I'd be his cheap tart anyday. Party on, my boy!

quote:
British Royals Defend 'Horrible' Prince Harry
Reuters
Friday, February 20, 2004; 6:59 AM
By Andrew Cawthorne

LONDON (Reuters) - Britain's royal family rounded on a columnist on Friday who had branded Prince Harry "a national disgrace," lazing his way through a year off in Australia and Africa and touching up girls in nightclubs.

The office of Harry's father, heir-to-the-throne Prince Charles, sent a furious letter to the Daily Express saying Carol Sarler's attack on his son was "unfair" and "nonsense."

"I understand that columnists are paid to express their opinions vigorously and with style, but the piece entitled 'Spoiled and lazy Harry is one of a kind"' was grossly inaccurate and ill-informed," Charles' new communications secretary Paddy Harverson wrote.

Harry, 19, is no stranger to controversy after dabbling in drink and drugs a couple of years ago. The youngest son of Charles and the late Princess Diana, he is currently in Lesotho following three months in Australia on a gap year after school.

In an extraordinary tirade against the prince, Sarler began her column on Wednesday: "That Prince Harry is a national disgrace is scarcely news.

"His exploits have been making headlines for years: the drinking, the drugging, the yobbing, the waste of the costliest education in the land, the explicit disdain for the lower orders, the increasingly sexual public romps -- we've seen it all, we've heard it all."

Calling him a "thoroughly horrible young man," Sarler said Harry "has rarely lifted a finger unless it's to feel up a cheap tart in a nightclub or shoot some harmless critter."

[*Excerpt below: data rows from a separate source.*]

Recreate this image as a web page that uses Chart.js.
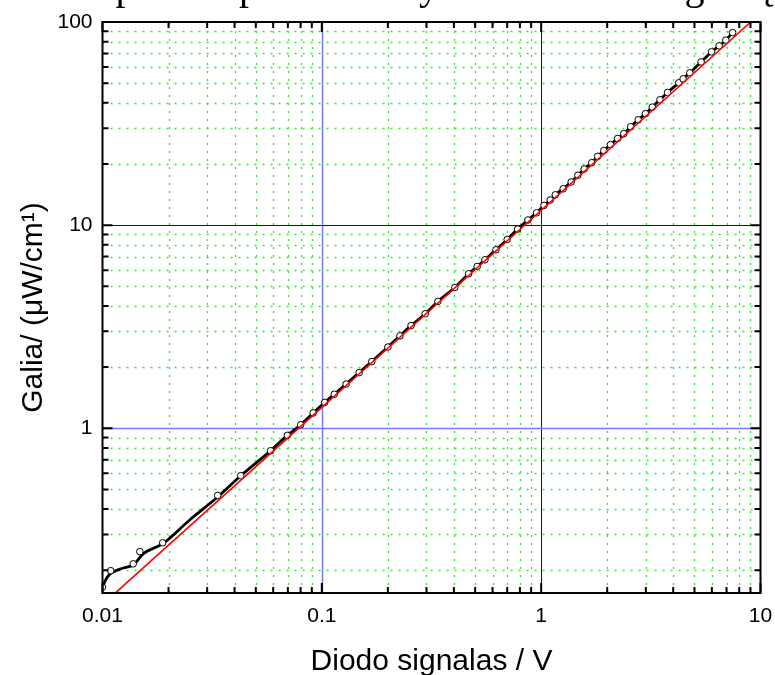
<!DOCTYPE html>
<html>
<head>
<meta charset="utf-8">
<title>Galia nuo diodo signalo</title>
<script src="https://cdn.jsdelivr.net/npm/chart.js"></script>
<style>
  body { margin: 0; background: #fff; }
  #wrap { width: 775px; height: 675px; }
</style>
</head>
<body>
<div id="wrap"><canvas id="chart" width="775" height="675"></canvas></div>
<script>
// matavimai: diodo signalas (V) ir galia (uW/cm)
const signal = [0.0100, 0.0109, 0.0138, 0.0148, 0.0188, 0.0335, 0.0427, 0.0584, 0.0696, 0.0801,
                0.0913, 0.103, 0.114, 0.129, 0.148, 0.169, 0.200, 0.227, 0.255, 0.296,
                0.338, 0.404, 0.467, 0.511, 0.554, 0.622, 0.700, 0.781, 0.870, 0.953,
                1.03, 1.10, 1.16, 1.26, 1.37, 1.47, 1.57, 1.70, 1.81, 1.93,
                2.07, 2.23, 2.38, 2.56, 2.77, 2.99, 3.21, 3.48, 3.77, 4.24,
                4.44, 4.76, 5.36, 5.98, 6.48, 6.95, 7.46];
const power  = [0.165, 0.199, 0.215, 0.247, 0.273, 0.467, 0.584, 0.775, 0.922, 1.04,
                1.19, 1.34, 1.47, 1.65, 1.88, 2.13, 2.51, 2.85, 3.20, 3.66,
                4.21, 4.93, 5.76, 6.26, 6.75, 7.56, 8.50, 9.56, 10.6, 11.5,
                12.5, 13.3, 14.1, 15.1, 16.3, 17.6, 18.9, 20.3, 21.8, 23.3,
                24.9, 26.7, 28.2, 30.5, 33.0, 35.4, 38.1, 41.4, 45.0, 50.2,
                52.5, 56.2, 63.6, 71.3, 76.3, 81.4, 88.7];

// glotni kreive apacioje (toliau eina per taskus)
const curveLowX = [0.0100, 0.01045, 0.0109, 0.01244, 0.01381, 0.01535, 0.01881, 0.02505, 0.0335];
const curveLowY = [0.1655, 0.1832, 0.1929, 0.2051, 0.2123, 0.2412, 0.2701, 0.3546, 0.4586];

// tiesine aproksimacija
const fitX = [0.01152, 9.03];
const fitY = [0.1555, 100];

// asiu dekados
const xDecades = [0.01, 0.1, 1, 10];
const yDecades = [1, 10, 100];
const yMin = 0.1545;

const FONT = "'Liberation Sans', Arial, sans-serif";

function pts(xs, ys) { return xs.map((x, i) => ({ x: x, y: ys[i] })); }

const curveX = curveLowX.concat(signal.slice(6));
const curveY = curveLowY.concat(power.slice(6));

function decadeTicks(decades, min) {
  const out = [];
  for (let i = 0; i < decades.length - 1; i++) {
    for (let m = 1; m < 10; m++) {
      const v = +(decades[i] * m).toPrecision(3);
      if (v >= min) out.push(v);
    }
  }
  out.push(decades[decades.length - 1]);
  return out;
}
const xTickVals = decadeTicks(xDecades, 0.01);
// y asis prasideda zemiau 1, todel pridedam 0.2..0.9
const yTickVals = [0.2, 0.3, 0.4, 0.5, 0.6, 0.7, 0.8, 0.9].concat(decadeTicks(yDecades, 1));

const majorStyle = {
  x: { 0.1: ['#7878ff', 1.5], 1: ['#0000cc', 1] },
  y: { 1: ['#7878ff', 1.5], 10: ['#0000cc', 1] }
};

const gridPlugin = {
  id: 'grid',
  beforeDatasetsDraw(chart) {
    const { ctx, chartArea: a, scales } = chart;
    ctx.save();
    ctx.beginPath();
    ctx.rect(a.left, a.top, a.width, a.height);
    ctx.clip();
    // mazas tinklelis
    ctx.setLineDash([2, 6]);
    ctx.strokeStyle = '#2de82d';
    ctx.lineWidth = 1.3;
    scales.x.ticks.forEach(t => {
      if (xDecades.includes(t.value)) return;
      const p = Math.round(scales.x.getPixelForValue(t.value)) + 0.5;
      ctx.beginPath(); ctx.moveTo(p, a.bottom); ctx.lineTo(p, a.top); ctx.stroke();
    });
    scales.y.ticks.forEach(t => {
      if (yDecades.includes(t.value)) return;
      const p = Math.round(scales.y.getPixelForValue(t.value)) + 0.5;
      ctx.beginPath(); ctx.moveTo(a.left, p); ctx.lineTo(a.right, p); ctx.stroke();
    });
    // dekadu linijos
    ctx.setLineDash([]);
    Object.keys(majorStyle.x).forEach(k => {
      const [c, w] = majorStyle.x[k];
      const p = Math.round(scales.x.getPixelForValue(+k)) + 0.5;
      ctx.strokeStyle = c; ctx.lineWidth = w;
      ctx.beginPath(); ctx.moveTo(p, a.bottom); ctx.lineTo(p, a.top); ctx.stroke();
    });
    Object.keys(majorStyle.y).forEach(k => {
      const [c, w] = majorStyle.y[k];
      const p = Math.round(scales.y.getPixelForValue(+k)) + 0.5;
      ctx.strokeStyle = c; ctx.lineWidth = w;
      ctx.beginPath(); ctx.moveTo(a.left, p); ctx.lineTo(a.right, p); ctx.stroke();
    });
    ctx.restore();
  },
  afterDatasetsDraw(chart) {
    const { ctx, chartArea: a, scales } = chart;
    ctx.save();
    ctx.strokeStyle = '#000';
    ctx.lineWidth = 2;
    ctx.strokeRect(a.left, a.top, a.width, a.height);
    // vidines zymes visose keturiose pusese
    scales.x.ticks.forEach(t => {
      const len = xDecades.includes(t.value) ? 10 : 6;
      const p = scales.x.getPixelForValue(t.value);
      ctx.beginPath();
      ctx.moveTo(p, a.bottom); ctx.lineTo(p, a.bottom - len);
      ctx.moveTo(p, a.top); ctx.lineTo(p, a.top + len);
      ctx.stroke();
    });
    scales.y.ticks.forEach(t => {
      const len = yDecades.includes(t.value) ? 10 : 6;
      const p = scales.y.getPixelForValue(t.value);
      ctx.beginPath();
      ctx.moveTo(a.left, p); ctx.lineTo(a.left + len, p);
      ctx.moveTo(a.right, p); ctx.lineTo(a.right - len, p);
      ctx.stroke();
    });
    ctx.restore();
  },
  afterDraw(chart) {
    // antraste, beveik visa virs lango
    const ctx = chart.ctx;
    ctx.save();
    ctx.font = "40px 'Liberation Serif', 'Times New Roman', serif";
    ctx.fillStyle = '#000';
    ctx.textAlign = 'center';
    ctx.textBaseline = 'alphabetic';
    ctx.fillText('Apšvitos priklausomybė nuo diodo signalų', 430, -1);
    ctx.restore();
  }
};

new Chart(document.getElementById('chart'), {
  type: 'scatter',
  data: {
    datasets: [
      {
        data: pts(fitX, fitY),
        showLine: true,
        borderColor: '#ff0000',
        borderWidth: 1.6,
        pointRadius: 0,
        order: 0
      },
      {
        data: pts(signal, power),
        showLine: false,
        pointRadius: 3.3,
        pointBorderWidth: 1,
        pointBackgroundColor: '#fff',
        pointBorderColor: '#000',
        order: 1
      },
      {
        data: pts(curveX, curveY),
        showLine: true,
        borderColor: '#000',
        borderWidth: 2.8,
        cubicInterpolationMode: 'monotone',
        pointRadius: 0,
        order: 2
      }
    ]
  },
  options: {
    responsive: false,
    animation: false,
    layout: { padding: { top: 22, right: 14.5, left: 0, bottom: 0 } },
    plugins: { legend: { display: false }, tooltip: { enabled: false } },
    scales: {
      x: {
        type: 'logarithmic',
        min: 0.01,
        max: 10,
        grid: { display: false, drawTicks: false },
        border: { display: false },
        afterBuildTicks: s => { s.ticks = xTickVals.map(v => ({ value: v })); },
        afterFit: s => { s.height = 82; s.paddingLeft = 0; s.paddingRight = 0; },
        ticks: {
          autoSkip: false,
          maxRotation: 0,
          padding: 11,
          color: '#000',
          font: { family: FONT, size: 21 },
          callback: v => xDecades.includes(v) ? String(v) : ''
        },
        title: {
          display: true,
          text: 'Diodo signalas / V',
          color: '#000',
          font: { family: FONT, size: 30, lineHeight: 1 },
          padding: { top: 0, bottom: -2 }
        }
      },
      y: {
        type: 'logarithmic',
        min: yMin,
        max: 100,
        grid: { display: false, drawTicks: false },
        border: { display: false },
        afterBuildTicks: s => { s.ticks = yTickVals.map(v => ({ value: v })); },
        afterFit: s => { s.width = 102.5; s.paddingTop = 0; s.paddingBottom = 0; },
        ticks: {
          autoSkip: false,
          padding: 10,
          color: '#000',
          font: { family: FONT, size: 21 },
          callback: v => yDecades.includes(v) ? String(v) : ''
        },
        title: {
          display: true,
          text: 'Galia/ (μW/cm¹)',
          color: '#000',
          font: { family: FONT, size: 30, lineHeight: 1 },
          padding: { top: 19, bottom: 0 }
        }
      }
    }
  },
  plugins: [gridPlugin]
});
</script>
</body>
</html>
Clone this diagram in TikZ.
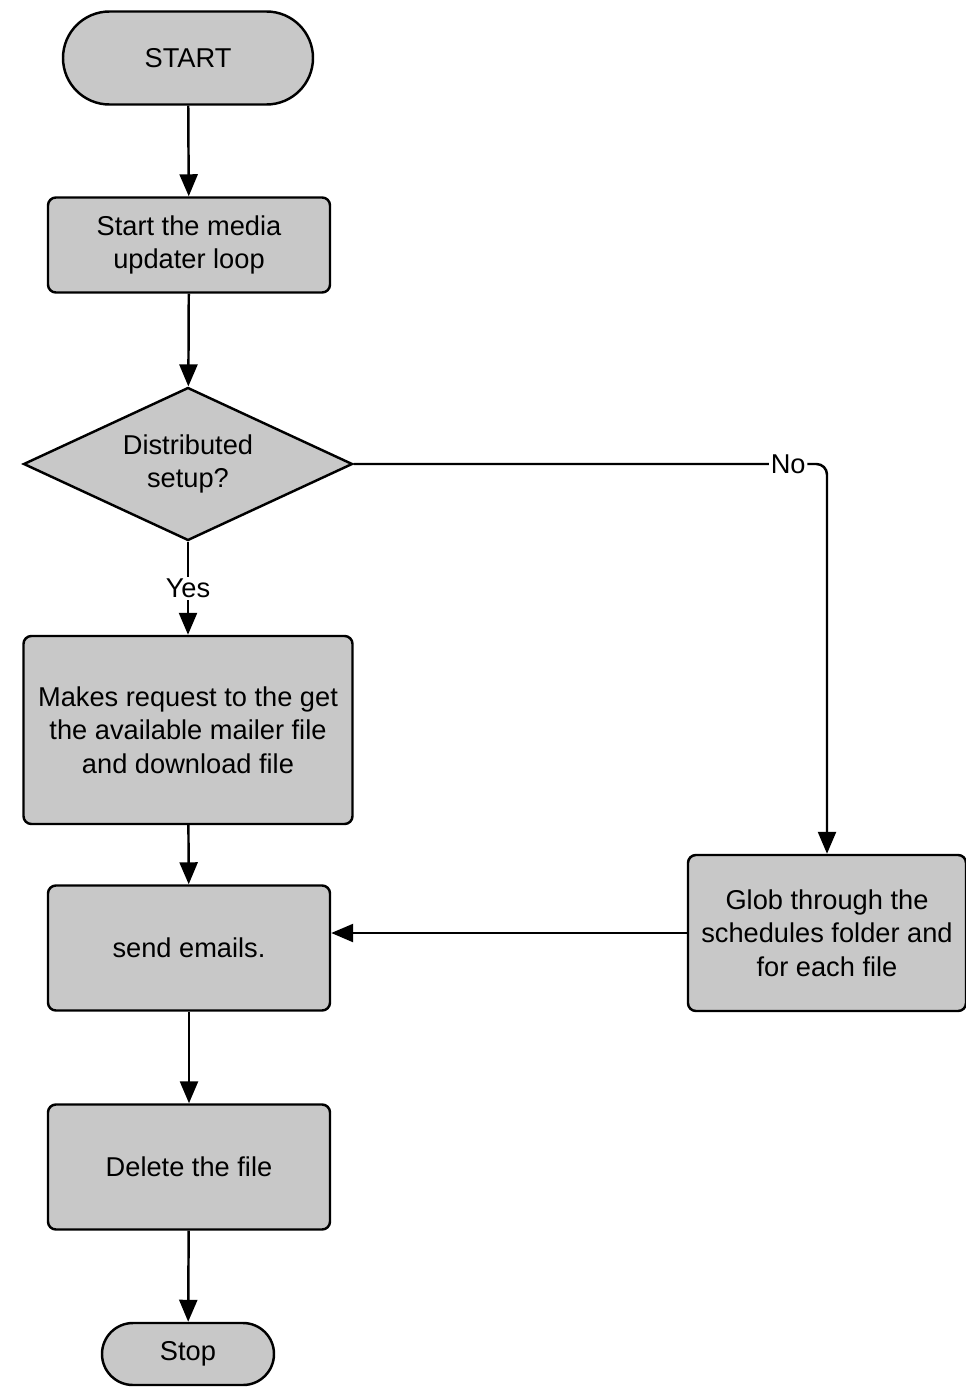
\documentclass[tikz,border=0pt]{standalone}
\usepackage{fontspec}
\setmainfont{Liberation Sans}
\usepackage{tikz}
\usetikzlibrary{shapes.geometric, shapes.misc, arrows.meta, positioning, calc}
\definecolor{boxgray}{RGB}{200,200,200}
\tikzset{
  terminal/.style={rounded rectangle, draw, fill=boxgray, line width=1.4pt, inner sep=0pt, font=\flowfont},
  process/.style={rectangle, draw, fill=boxgray, line width=1.4pt, rounded corners=4.5pt, align=center, inner sep=0pt, font=\flowfont},
  decision/.style={diamond, draw, fill=boxgray, line width=1.4pt, align=center, inner sep=0pt, aspect=2.3, font=\flowfont},
  arrow/.style={-{Triangle[length=4.4mm, width=3.6mm]}, line width=1.4pt},
  edgelabel/.style={fill=white, inner sep=1pt, font=\flowfont},
}
\newcommand{\flowfont}{\fontsize{15.5}{19}\selectfont}

\begin{document}
\begin{tikzpicture}
  \useasboundingbox (0,0) rectangle (19.32,-27.74);

  % main column
  \node[terminal, minimum width=5.0cm, minimum height=1.86cm] (start) at (3.76,-1.16) {START};
  \node[process, minimum width=5.64cm, minimum height=1.9cm] (loop) at (3.78,-4.9) {Start the media\\updater loop};
  \node[decision, minimum width=6.58cm, minimum height=3.06cm] (distrib) at (3.76,-9.28) {Distributed\\setup?};
  \node[process, minimum width=6.58cm, minimum height=3.76cm] (request) at (3.76,-14.6) {Makes request to the get\\the available mailer file\\and download file};
  \node[process, minimum width=5.64cm, minimum height=2.5cm] (send) at (3.78,-18.96) {send emails.};
  \node[process, minimum width=5.64cm, minimum height=2.5cm] (delete) at (3.78,-23.34) {Delete the file};
  \node[terminal, minimum width=3.44cm, minimum height=1.24cm] (stop) at (3.76,-27.08) {Stop};

  % side branch
  \node[process, minimum width=5.56cm, minimum height=3.12cm] (glob) at (16.54,-18.66) {Glob through the\\schedules folder and\\for each file};

  \draw[arrow] (start) -- (loop);
  \draw[arrow] (loop) -- (distrib);
  \draw[arrow] (distrib) -- node[edgelabel] {Yes} (request);
  \draw[arrow, rounded corners=6pt] (distrib.east) -| node[edgelabel, pos=0.459] {No} (glob.north);
  \draw[arrow] (glob.west) -- (glob.west -| send.east);
  \draw[arrow] (request) -- (send);
  \draw[arrow] (send) -- (delete);
  \draw[arrow] (delete) -- (stop);
\end{tikzpicture}
\end{document}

The columnist said Harry spent his time in Australia slumped in front of a TV waiting "to behave badly" at the next rugby match, while in Africa "he has reluctantly agreed to spend a bit of the trip staring at poor people."

A newcomer to the frequent spats between the royals and Britain's feisty tabloid press, having just been poached from Manchester United soccer club to run Charles' PR efforts, Harverson took on the Express point-by-point.

In Australia, Harry spent most of his time working long days in high temperatures on cattle farms, where "his employers found him to be a hard and conscientious worker," Harverson wrote. He took a "deserved break" to see England win the rugby world cup.

In Africa, Harry has insisted on working on projects for disadvantaged children and their families rather than just making VIP-style visits, Harverson added.

"Like any other 19-year-old fortunate enough to be able to spend time traveling and working abroad, Harry should be allowed to enjoy and benefit from his experiences without being subject to the kind of ill-informed and insensitive criticism made in your paper by Ms Sarler," he wrote.

The Express column was a rare piece of vitriol against Harry who, like his older brother Prince William, has been treated relatively kindly by the media since an appeal for sensitivity following Diana's 1997 death in a Paris car crash.